Xenopus embryos immobilized in tubocurarine respond to natural skin stimulation with fictive swimming. This can also occur in saline without Mg2+ and is blocked by NMDA antagonists. Ventral spinal cord neurons which are rhythmically active during swimming are depolarized by bath applied N-methyl-D-aspartate (NMDA) (in 1 μM tetrodotoxin (TTX) to block indirect effects). By using current clamp techniques this depolarization is shown to be partially blocked by 0.5 and 1 mM Mg2+ in a voltage-dependent manner similar to that described in cultured neurons.
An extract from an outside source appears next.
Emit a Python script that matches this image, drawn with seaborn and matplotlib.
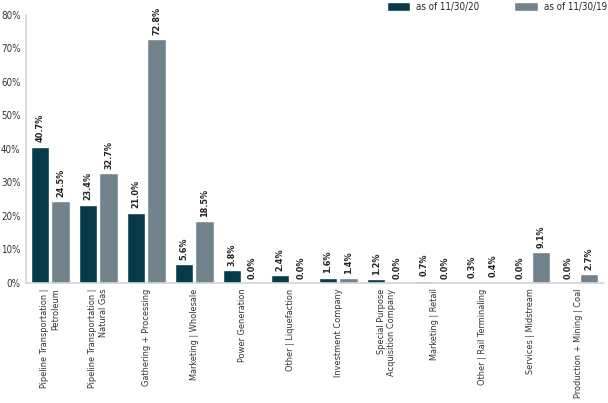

Mg2+ partially and reversibly reduces the slow NMDA-mediated component of excitatory post-synaptic potentials (EPSPs) in ventral neurons. However, in 1 mM Mg2+ fictive swimming can still be evoked by natural stimulation. The frequency of swimming is slightly lower than in nominally 0 mM Mg2+, but the pattern of ventral root activity and synaptic drive to ventral neurons seems little affected. Fictive swimming can also be induced by applying NMDA to spinal preparations. In 0 mM Mg2+, such rhythmic activity is unstable and transient over a narrow NMDA concentration range. In 0.5 mM Mg2+, continuous rhythmic activity is induced over a wide range of NMDA concentrations. Lower spinal preparations need higher NMDA concentrations to induce activity.
We conclude that the neurons rhythmically active in swimming have NMDA receptor channels which show a voltage dependent block in the presence of Mg2+. However, while Mg2+ exerts a powerful stabilizing influence on rhythmic activity induced in spinal embryos by exogenous NMDA, its influence on ‘naturally’ evoked fictive swimming is less clear. The fictive swimming machinery in the brain and spinal cord can produce stable swimming with or without Mg2+ induced voltage dependency of the NMDA channels.